▶ **Goal of the exercise**
Leaving out every picture, quote the data below exactly as it appears.

# # #

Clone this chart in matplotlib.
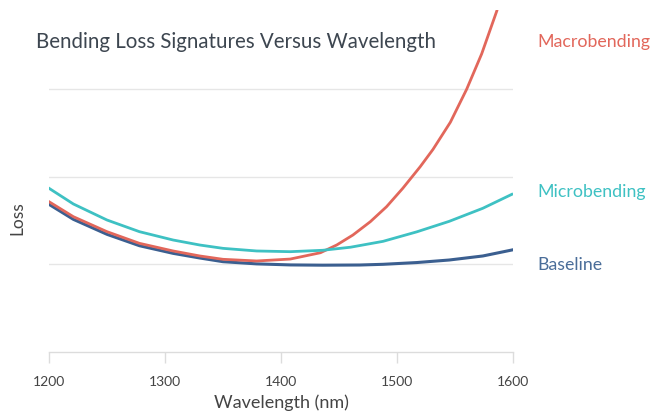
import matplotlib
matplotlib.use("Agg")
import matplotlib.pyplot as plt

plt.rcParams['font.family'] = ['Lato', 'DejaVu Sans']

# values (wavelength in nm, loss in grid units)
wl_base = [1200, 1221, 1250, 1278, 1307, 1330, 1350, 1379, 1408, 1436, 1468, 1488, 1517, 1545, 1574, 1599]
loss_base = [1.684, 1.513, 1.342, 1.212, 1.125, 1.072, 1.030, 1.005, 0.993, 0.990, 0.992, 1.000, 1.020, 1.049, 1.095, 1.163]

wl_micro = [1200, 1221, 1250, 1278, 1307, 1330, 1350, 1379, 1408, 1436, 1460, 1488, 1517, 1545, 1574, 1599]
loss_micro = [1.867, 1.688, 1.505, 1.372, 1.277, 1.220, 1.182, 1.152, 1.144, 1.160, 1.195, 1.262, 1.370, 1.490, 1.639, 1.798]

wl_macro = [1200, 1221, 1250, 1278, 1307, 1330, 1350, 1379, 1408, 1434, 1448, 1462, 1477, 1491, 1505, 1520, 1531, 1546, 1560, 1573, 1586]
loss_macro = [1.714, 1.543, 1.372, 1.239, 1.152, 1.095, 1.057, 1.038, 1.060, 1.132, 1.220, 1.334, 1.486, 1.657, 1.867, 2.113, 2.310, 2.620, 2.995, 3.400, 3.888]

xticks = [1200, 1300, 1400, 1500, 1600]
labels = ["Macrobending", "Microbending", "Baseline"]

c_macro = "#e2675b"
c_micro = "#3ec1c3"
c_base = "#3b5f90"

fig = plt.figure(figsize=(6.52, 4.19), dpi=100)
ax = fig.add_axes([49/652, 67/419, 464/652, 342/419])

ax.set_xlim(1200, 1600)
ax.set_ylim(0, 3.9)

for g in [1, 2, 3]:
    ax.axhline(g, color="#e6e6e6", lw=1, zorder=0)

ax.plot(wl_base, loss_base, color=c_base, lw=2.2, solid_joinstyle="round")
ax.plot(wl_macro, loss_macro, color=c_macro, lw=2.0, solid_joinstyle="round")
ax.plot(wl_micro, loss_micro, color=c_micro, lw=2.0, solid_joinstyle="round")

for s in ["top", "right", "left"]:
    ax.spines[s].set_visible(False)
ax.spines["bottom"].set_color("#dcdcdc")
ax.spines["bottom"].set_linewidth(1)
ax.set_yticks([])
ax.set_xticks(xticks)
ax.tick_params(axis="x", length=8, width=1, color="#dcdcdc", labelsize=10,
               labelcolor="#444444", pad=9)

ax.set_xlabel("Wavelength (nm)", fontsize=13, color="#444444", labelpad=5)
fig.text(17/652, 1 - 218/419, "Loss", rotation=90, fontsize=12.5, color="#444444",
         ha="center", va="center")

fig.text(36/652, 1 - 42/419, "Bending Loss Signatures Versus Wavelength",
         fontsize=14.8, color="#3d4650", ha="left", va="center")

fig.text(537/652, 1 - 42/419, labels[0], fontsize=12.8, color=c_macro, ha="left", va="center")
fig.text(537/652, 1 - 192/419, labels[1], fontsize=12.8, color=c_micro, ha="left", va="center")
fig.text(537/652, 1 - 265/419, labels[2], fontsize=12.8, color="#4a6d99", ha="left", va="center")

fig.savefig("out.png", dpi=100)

# # #

▶ **Task result**
Clone this chart in matplotlib.
import matplotlib
matplotlib.use("Agg")
import matplotlib.pyplot as plt

plt.rcParams['font.family'] = ['Lato', 'DejaVu Sans']

# values (wavelength in nm, loss in grid units)
wl_base = [1200, 1221, 1250, 1278, 1307, 1330, 1350, 1379, 1408, 1436, 1468, 1488, 1517, 1545, 1574, 1599]
loss_base = [1.684, 1.513, 1.342, 1.212, 1.125, 1.072, 1.030, 1.005, 0.993, 0.990, 0.992, 1.000, 1.020, 1.049, 1.095, 1.163]

wl_micro = [1200, 1221, 1250, 1278, 1307, 1330, 1350, 1379, 1408, 1436, 1460, 1488, 1517, 1545, 1574, 1599]
loss_micro = [1.867, 1.688, 1.505, 1.372, 1.277, 1.220, 1.182, 1.152, 1.144, 1.160, 1.195, 1.262, 1.370, 1.490, 1.639, 1.798]

wl_macro = [1200, 1221, 1250, 1278, 1307, 1330, 1350, 1379, 1408, 1434, 1448, 1462, 1477, 1491, 1505, 1520, 1531, 1546, 1560, 1573, 1586]
loss_macro = [1.714, 1.543, 1.372, 1.239, 1.152, 1.095, 1.057, 1.038, 1.060, 1.132, 1.220, 1.334, 1.486, 1.657, 1.867, 2.113, 2.310, 2.620, 2.995, 3.400, 3.888]

xticks = [1200, 1300, 1400, 1500, 1600]
labels = ["Macrobending", "Microbending", "Baseline"]

c_macro = "#e2675b"
c_micro = "#3ec1c3"
c_base = "#3b5f90"

fig = plt.figure(figsize=(6.52, 4.19), dpi=100)
ax = fig.add_axes([49/652, 67/419, 464/652, 342/419])

ax.set_xlim(1200, 1600)
ax.set_ylim(0, 3.9)

for g in [1, 2, 3]:
    ax.axhline(g, color="#e6e6e6", lw=1, zorder=0)

ax.plot(wl_base, loss_base, color=c_base, lw=2.2, solid_joinstyle="round")
ax.plot(wl_macro, loss_macro, color=c_macro, lw=2.0, solid_joinstyle="round")
ax.plot(wl_micro, loss_micro, color=c_micro, lw=2.0, solid_joinstyle="round")

for s in ["top", "right", "left"]:
    ax.spines[s].set_visible(False)
ax.spines["bottom"].set_color("#dcdcdc")
ax.spines["bottom"].set_linewidth(1)
ax.set_yticks([])
ax.set_xticks(xticks)
ax.tick_params(axis="x", length=8, width=1, color="#dcdcdc", labelsize=10,
               labelcolor="#444444", pad=9)

ax.set_xlabel("Wavelength (nm)", fontsize=13, color="#444444", labelpad=5)
fig.text(17/652, 1 - 218/419, "Loss", rotation=90, fontsize=12.5, color="#444444",
         ha="center", va="center")

fig.text(36/652, 1 - 42/419, "Bending Loss Signatures Versus Wavelength",
         fontsize=14.8, color="#3d4650", ha="left", va="center")

fig.text(537/652, 1 - 42/419, labels[0], fontsize=12.8, color=c_macro, ha="left", va="center")
fig.text(537/652, 1 - 192/419, labels[1], fontsize=12.8, color=c_micro, ha="left", va="center")
fig.text(537/652, 1 - 265/419, labels[2], fontsize=12.8, color="#4a6d99", ha="left", va="center")

fig.savefig("out.png", dpi=100)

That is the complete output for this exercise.